A leaked document in the possession of the Independent refers to the prospect of paying 'bribes' in connection with the sale of Polly Peck assets. The confidential document is an internal memorandum written by a partner at the London headquarters of Coopers & Lybrand, the UK's largest accountancy firm.
The document, which a spokesman for Coopers confirmed last night was genuine, urges that the deal - 'bribes' apparently included - should go ahead. The spokesman said the reference to 'bribes' was 'a very loose use of language in an internal memo,' adding that the three Coopers' partners who are administrators of Polly Peck had 'never made illegal payments' during their investigation.
However, the document is bound to cause serious embarrassment. Insolvency fees account for about pounds 74m of Coopers' total annual fee income of pounds 553m.
It is understood that a copy of the document was passed to the Istanbul public prosecutor, who interviewed Michael Jordan, a Coopers' senior partner and one of the administrators, and David Kidd, his legal adviser. The two were in Turkey pursuing legal action for recovery of assets.
Their passports were confiscated on Wednesday night and they were interviewed by the prosecutor yesterday. It is not clear whether they were formally detained. They were not arrested and following the three-hour interview were given their passports back. The two cut short their trip to Turkey and were said to be on their way back to the UK last night.
Coopers said last night that the document had been passed to the Turkish authorities by Nadir, who is charged with theft and false accounting involving more than pounds 30m and is living in Turkish northern Cyprus. That was confirmed by Nadir but it was not clear how he came by it.
The document, a four-page memo dated 16 December 1991, is signed by a Coopers partner, Stuart Smith. It outlines a discussion between a former director of one of Nadir's companies, AN Graphics, members of Coopers and legal advisers including Mr Kidd. The discussion centred on hopes of recovering a valuable printing press that belonged to a former Nadir company but was being held by Istanbul customs. The memo indicates that a third party called DER had offered to buy the equipment for 1.2m German marks ( pounds 500,000) but DM300,000 would have to be deducted from that for various costs incurred in releasing it from customs.
Among those costs Mr Smith identifies: 'Other customs/handling costs and bribes'. It is not stated how much of the DM300,000 is for bribes or to whom they are to be paid.

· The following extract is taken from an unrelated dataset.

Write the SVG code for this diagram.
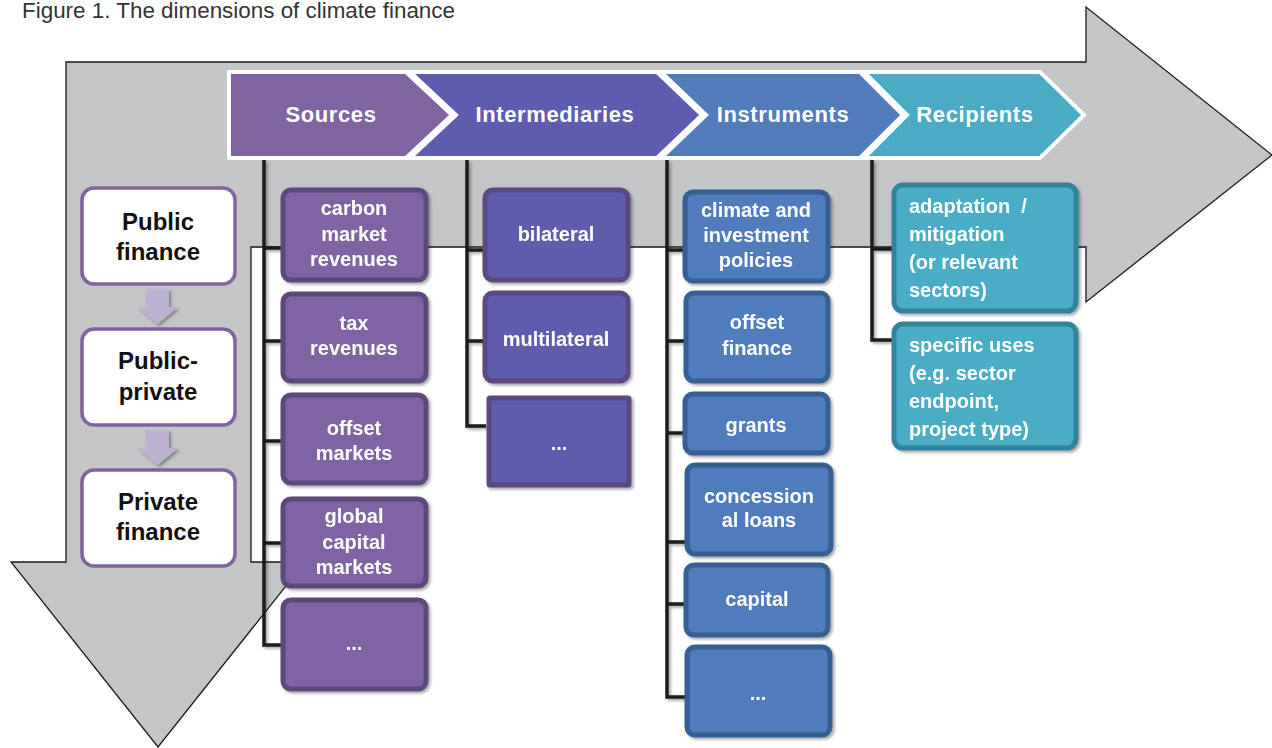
<svg xmlns="http://www.w3.org/2000/svg" width="1272" height="748" viewBox="0 0 1272 748">
<defs>
<filter id="sh" x="-10%" y="-10%" width="130%" height="130%">
<feDropShadow dx="2" dy="2" stdDeviation="1.5" flood-color="#000" flood-opacity="0.35"/>
</filter>
<style>
.t{font-family:"Liberation Sans",Arial,sans-serif;font-weight:bold;fill:#fff;text-anchor:middle}
.tl{font-family:"Liberation Sans",Arial,sans-serif;font-weight:bold;fill:#fff}
.hd{font-size:22px;letter-spacing:0.6px}
.bx{font-size:20px}
.lf{font-family:"Liberation Sans",Arial,sans-serif;font-weight:bold;fill:#111;text-anchor:middle;font-size:24px}
.wb{fill:#fff;stroke:#7f63a1;stroke-width:3.5}
.src{fill:#8064a2;stroke:#5d4a7c;stroke-width:5}
.int{fill:#5f5bae;stroke:#5d4a80;stroke-width:5}
.ins{fill:#4f7bbd;stroke:#385f92;stroke-width:5}
.rec{fill:#4bacc6;stroke:#31849b;stroke-width:5}
.chev{stroke:#fff;stroke-width:4;stroke-linejoin:miter}
.cn{fill:none;stroke:#1a1a1a;stroke-width:3.5}
.ar{fill:#bcb3d3}
</style>
</defs>
<rect width="1272" height="748" fill="#fff"/>
<text x="22" y="18" font-family="Liberation Sans,Arial,sans-serif" font-size="22" fill="#333" textLength="433" lengthAdjust="spacingAndGlyphs">Figure 1. The dimensions of climate finance</text>
<g id="flow-arrow">
<polygon points="66,62 1086,62 1086,7 1272,155 1086,302 1086,247 251,247 251,562 305,562 158,747 11,562 66,562" fill="#c4c5c7" stroke="#1a1a1a" stroke-width="1.3"/>
</g>
<g id="chevrons">
<g id="chev-sources"><polygon class="chev" fill="#8064a2" points="229,72 406,72 452,115 406,158 229,158"/><text class="t hd" x="331" y="122">Sources</text></g>
<g id="chev-intermediaries"><polygon class="chev" fill="#5f5bae" points="410,72 657,72 702,115 657,158 410,158 456,115"/><text class="t hd" x="555" y="122">Intermediaries</text></g>
<g id="chev-instruments"><polygon class="chev" fill="#527bbc" points="661,72 860,72 903,115 860,158 661,158 706,115"/><text class="t hd" x="783" y="122">Instruments</text></g>
<g id="chev-recipients"><polygon class="chev" fill="#4babc5" points="864,72 1040,72 1084,115 1040,158 864,158 907,115"/><text class="t hd" x="975" y="122">Recipients</text></g>
</g>
<g id="connectors" filter="url(#sh)">
<path class="cn" d="M264,160 V645 H283 M264,248 H283 M264,341 H283 M264,441 H283 M264,543 H283"/>
<path class="cn" d="M467,160 V426 H486 M467,250 H486 M467,341 H486"/>
<path class="cn" d="M667,160 V697 H686 M667,250 H686 M667,341 H686 M667,433 H686 M667,542 H686 M667,604 H686"/>
<path class="cn" d="M872,160 V340 H894 M872,249 H894"/>
<polygon class="ar" points="146,289 169,289 169,307 178,307 157.5,324 137,307 146,307"/>
<polygon class="ar" points="146,430 169,430 169,448 178,448 157.5,465 137,448 146,448"/>
</g>
<g id="public-finance"><rect class="wb" x="82" y="188" width="153" height="96" rx="12"/><text class="lf" x="158" y="230">Public</text><text class="lf" x="158" y="260">finance</text></g>
<g id="public-private"><rect class="wb" x="82" y="329" width="153" height="96" rx="12"/><text class="lf" x="158" y="369">Public-</text><text class="lf" x="158" y="400">private</text></g>
<g id="private-finance"><rect class="wb" x="82" y="470" width="153" height="96" rx="12"/><text class="lf" x="158" y="510">Private</text><text class="lf" x="158" y="540">finance</text></g>
<g filter="url(#sh)">
<g id="src-carbon"><rect class="src" x="283" y="190" width="143" height="90" rx="8"/><text class="t bx" x="354" y="215">carbon</text><text class="t bx" x="354" y="241">market</text><text class="t bx" x="354" y="266">revenues</text></g>
<g id="src-tax"><rect class="src" x="283" y="294" width="143" height="87" rx="8"/><text class="t bx" x="354" y="330">tax</text><text class="t bx" x="354" y="355">revenues</text></g>
<g id="src-offset"><rect class="src" x="283" y="395" width="143" height="88" rx="8"/><text class="t bx" x="354" y="435">offset</text><text class="t bx" x="354" y="460">markets</text></g>
<g id="src-global"><rect class="src" x="283" y="499" width="143" height="87" rx="8"/><text class="t bx" x="354" y="523">global</text><text class="t bx" x="354" y="549">capital</text><text class="t bx" x="354" y="574">markets</text></g>
<g id="src-more"><rect class="src" x="283" y="600" width="143" height="89" rx="8"/><text class="t bx" x="354" y="650">...</text></g>
<g id="int-bilateral"><rect class="int" x="485" y="190" width="143" height="90" rx="8"/><text class="t bx" x="556" y="241">bilateral</text></g>
<g id="int-multilateral"><rect class="int" x="485" y="293" width="143" height="88" rx="8"/><text class="t bx" x="556" y="346">multilateral</text></g>
<g id="int-more"><rect class="int" x="489" y="398" width="140" height="87" rx="1" stroke-width="3"/><text class="t bx" x="559" y="450">...</text></g>
<g id="ins-climate"><rect class="ins" x="685" y="192" width="143" height="89" rx="8"/><text class="t bx" x="756" y="217">climate and</text><text class="t bx" x="756" y="242">investment</text><text class="t bx" x="756" y="267">policies</text></g>
<g id="ins-offset"><rect class="ins" x="686" y="293" width="142" height="88" rx="8"/><text class="t bx" x="757" y="329">offset</text><text class="t bx" x="757" y="355">finance</text></g>
<g id="ins-grants"><rect class="ins" x="685" y="394" width="143" height="59" rx="8"/><text class="t bx" x="756" y="432">grants</text></g>
<g id="ins-concessional"><rect class="ins" x="687" y="465" width="144" height="89" rx="8"/><text class="t bx" x="759" y="503">concession</text><text class="t bx" x="759" y="527">al loans</text></g>
<g id="ins-capital"><rect class="ins" x="686" y="565" width="142" height="70" rx="8"/><text class="t bx" x="757" y="606">capital</text></g>
<g id="ins-more"><rect class="ins" x="687" y="647" width="143" height="88" rx="8"/><text class="t bx" x="758" y="700">...</text></g>
<g id="rec-adaptation"><rect class="rec" x="894" y="185" width="182" height="126" rx="9"/><text class="tl bx" x="909" y="213">adaptation&#160; /</text><text class="tl bx" x="909" y="241">mitigation</text><text class="tl bx" x="909" y="269">(or relevant</text><text class="tl bx" x="909" y="297">sectors)</text></g>
<g id="rec-specific"><rect class="rec" x="894" y="324" width="182" height="124" rx="9"/><text class="tl bx" x="909" y="352">specific uses</text><text class="tl bx" x="909" y="380">(e.g. sector</text><text class="tl bx" x="909" y="408">endpoint,</text><text class="tl bx" x="909" y="436">project type)</text></g>
</g>
</svg>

Mr Jordan, 62, is one of the most flamboyant - and controversial - of insolvency practitioners. Although he keeps a London flat, his main home is a farm in Buckinghamshire. There, he keeps a Bentley Turbo, although he travels to work in a chauffeur-driven company Volvo. 'My predecessor used to turn up at the factory gates in a Rolls-Royce and smoking a cigar. I never thought that was quite right.'
In the 1960s he joined the then doyen of receivers, Sir Kenneth Cork, at Cork Gully and when Sir Kenneth retired Mr Jordan became head of the firm and led it into the arms of Coopers & Lybrand. He kept its name separate until recently.
The leak of the 'bribes' memo is bound to have widespread ramifications. Last year, he and his fellow administrator Richard Stone were each fined pounds 1,000 and reprimanded by the Institute of Chartered Accountants for accepting the Polly Peck appointment when their firm had a potential conflict of interest through advising the company or Nadir in the previous three years.
Mr Stone, head of corporate finance at Coopers, is one of the candidates for the firm's senior partnership, which is to be announced later this month.